# Start of Supplied data

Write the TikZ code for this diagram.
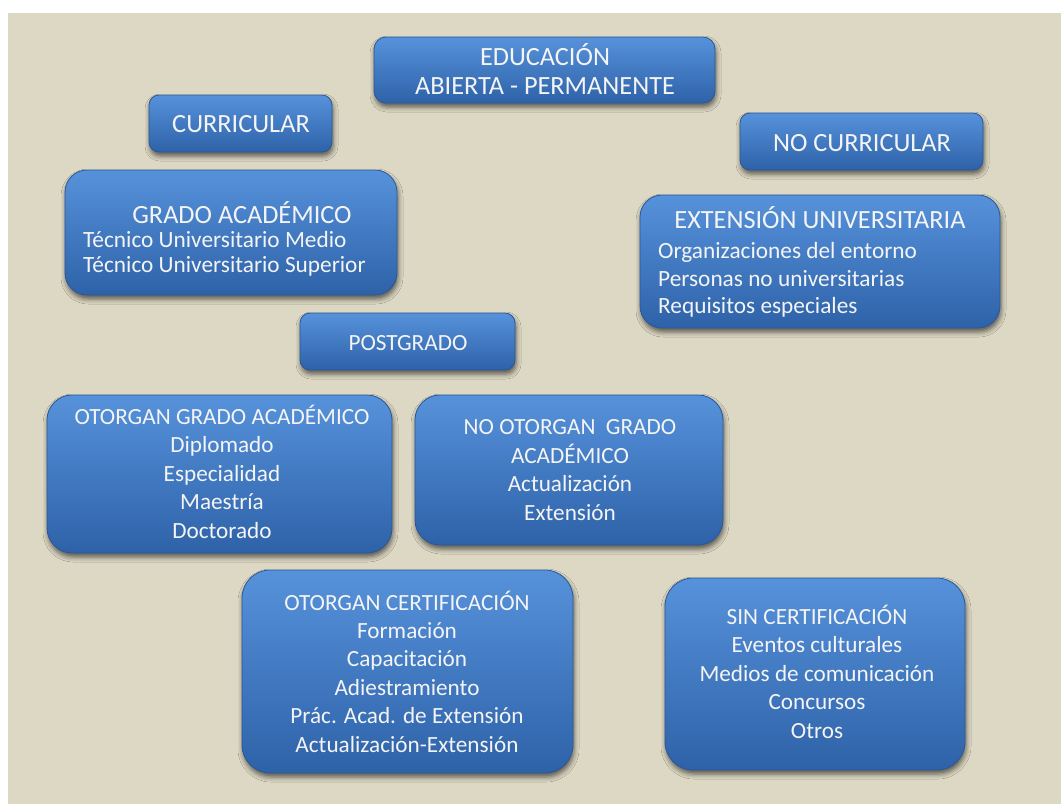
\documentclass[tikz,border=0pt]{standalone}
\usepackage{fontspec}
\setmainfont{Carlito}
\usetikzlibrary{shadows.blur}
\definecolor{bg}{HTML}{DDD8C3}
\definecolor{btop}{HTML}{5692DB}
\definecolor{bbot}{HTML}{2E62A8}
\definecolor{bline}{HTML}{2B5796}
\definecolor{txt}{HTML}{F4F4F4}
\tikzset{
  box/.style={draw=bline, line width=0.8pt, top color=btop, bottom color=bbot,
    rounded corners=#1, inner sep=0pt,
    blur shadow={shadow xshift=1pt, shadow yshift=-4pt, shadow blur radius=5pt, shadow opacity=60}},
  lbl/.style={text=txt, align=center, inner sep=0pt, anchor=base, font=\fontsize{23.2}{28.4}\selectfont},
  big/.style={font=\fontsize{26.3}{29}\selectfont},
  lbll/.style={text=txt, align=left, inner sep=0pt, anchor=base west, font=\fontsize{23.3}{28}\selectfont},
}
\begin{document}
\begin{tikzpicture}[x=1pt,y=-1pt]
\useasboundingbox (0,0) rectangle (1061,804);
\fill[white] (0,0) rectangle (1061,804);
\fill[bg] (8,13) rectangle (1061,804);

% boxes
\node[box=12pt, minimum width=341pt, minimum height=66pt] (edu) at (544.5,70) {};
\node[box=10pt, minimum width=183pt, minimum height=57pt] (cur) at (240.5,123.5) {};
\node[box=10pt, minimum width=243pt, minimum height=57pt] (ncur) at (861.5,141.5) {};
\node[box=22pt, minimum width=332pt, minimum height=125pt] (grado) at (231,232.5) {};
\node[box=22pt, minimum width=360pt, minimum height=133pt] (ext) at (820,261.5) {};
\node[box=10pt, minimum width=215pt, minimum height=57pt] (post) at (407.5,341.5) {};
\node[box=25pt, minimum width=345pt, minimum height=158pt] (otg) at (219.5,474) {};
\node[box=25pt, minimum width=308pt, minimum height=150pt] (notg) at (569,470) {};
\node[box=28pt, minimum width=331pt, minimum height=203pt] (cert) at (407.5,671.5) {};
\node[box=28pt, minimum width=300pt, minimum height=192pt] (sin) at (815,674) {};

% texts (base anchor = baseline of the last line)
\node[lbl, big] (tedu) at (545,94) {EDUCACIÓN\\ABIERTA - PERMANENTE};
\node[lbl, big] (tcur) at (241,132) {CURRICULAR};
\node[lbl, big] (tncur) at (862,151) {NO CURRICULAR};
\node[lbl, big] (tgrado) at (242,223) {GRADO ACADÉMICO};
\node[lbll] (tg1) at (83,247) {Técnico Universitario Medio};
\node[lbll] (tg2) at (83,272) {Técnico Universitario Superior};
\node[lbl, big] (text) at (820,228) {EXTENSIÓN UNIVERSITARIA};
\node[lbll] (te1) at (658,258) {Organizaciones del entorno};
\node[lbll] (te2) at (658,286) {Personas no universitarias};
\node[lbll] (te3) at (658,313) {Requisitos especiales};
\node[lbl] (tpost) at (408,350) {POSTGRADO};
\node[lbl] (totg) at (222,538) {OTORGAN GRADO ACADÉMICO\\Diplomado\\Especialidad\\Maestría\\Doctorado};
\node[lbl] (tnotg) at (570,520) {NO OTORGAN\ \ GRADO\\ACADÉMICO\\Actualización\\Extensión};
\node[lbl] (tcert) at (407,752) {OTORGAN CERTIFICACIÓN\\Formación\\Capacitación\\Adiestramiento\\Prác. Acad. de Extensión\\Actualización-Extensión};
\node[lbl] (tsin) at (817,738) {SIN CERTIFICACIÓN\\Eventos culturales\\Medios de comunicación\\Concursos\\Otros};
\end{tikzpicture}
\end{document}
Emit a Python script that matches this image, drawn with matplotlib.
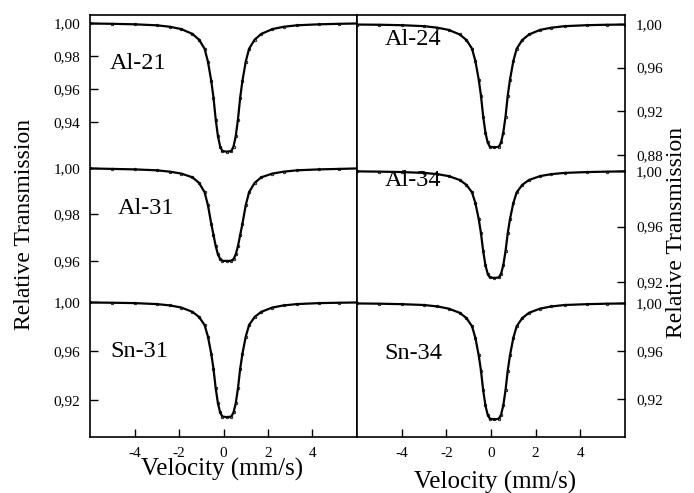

# End of Supplied data

Only the lines from the top of the records through the line with "(8,13) rectangle (1061,804);" belong in the copy; write them out exactly, leaving out pictures.

> _Full output_
Write the TikZ code for this diagram.
\documentclass[tikz,border=0pt]{standalone}
\usepackage{fontspec}
\setmainfont{Carlito}
\usetikzlibrary{shadows.blur}
\definecolor{bg}{HTML}{DDD8C3}
\definecolor{btop}{HTML}{5692DB}
\definecolor{bbot}{HTML}{2E62A8}
\definecolor{bline}{HTML}{2B5796}
\definecolor{txt}{HTML}{F4F4F4}
\tikzset{
  box/.style={draw=bline, line width=0.8pt, top color=btop, bottom color=bbot,
    rounded corners=#1, inner sep=0pt,
    blur shadow={shadow xshift=1pt, shadow yshift=-4pt, shadow blur radius=5pt, shadow opacity=60}},
  lbl/.style={text=txt, align=center, inner sep=0pt, anchor=base, font=\fontsize{23.2}{28.4}\selectfont},
  big/.style={font=\fontsize{26.3}{29}\selectfont},
  lbll/.style={text=txt, align=left, inner sep=0pt, anchor=base west, font=\fontsize{23.3}{28}\selectfont},
}
\begin{document}
\begin{tikzpicture}[x=1pt,y=-1pt]
\useasboundingbox (0,0) rectangle (1061,804);
\fill[white] (0,0) rectangle (1061,804);
\fill[bg] (8,13) rectangle (1061,804);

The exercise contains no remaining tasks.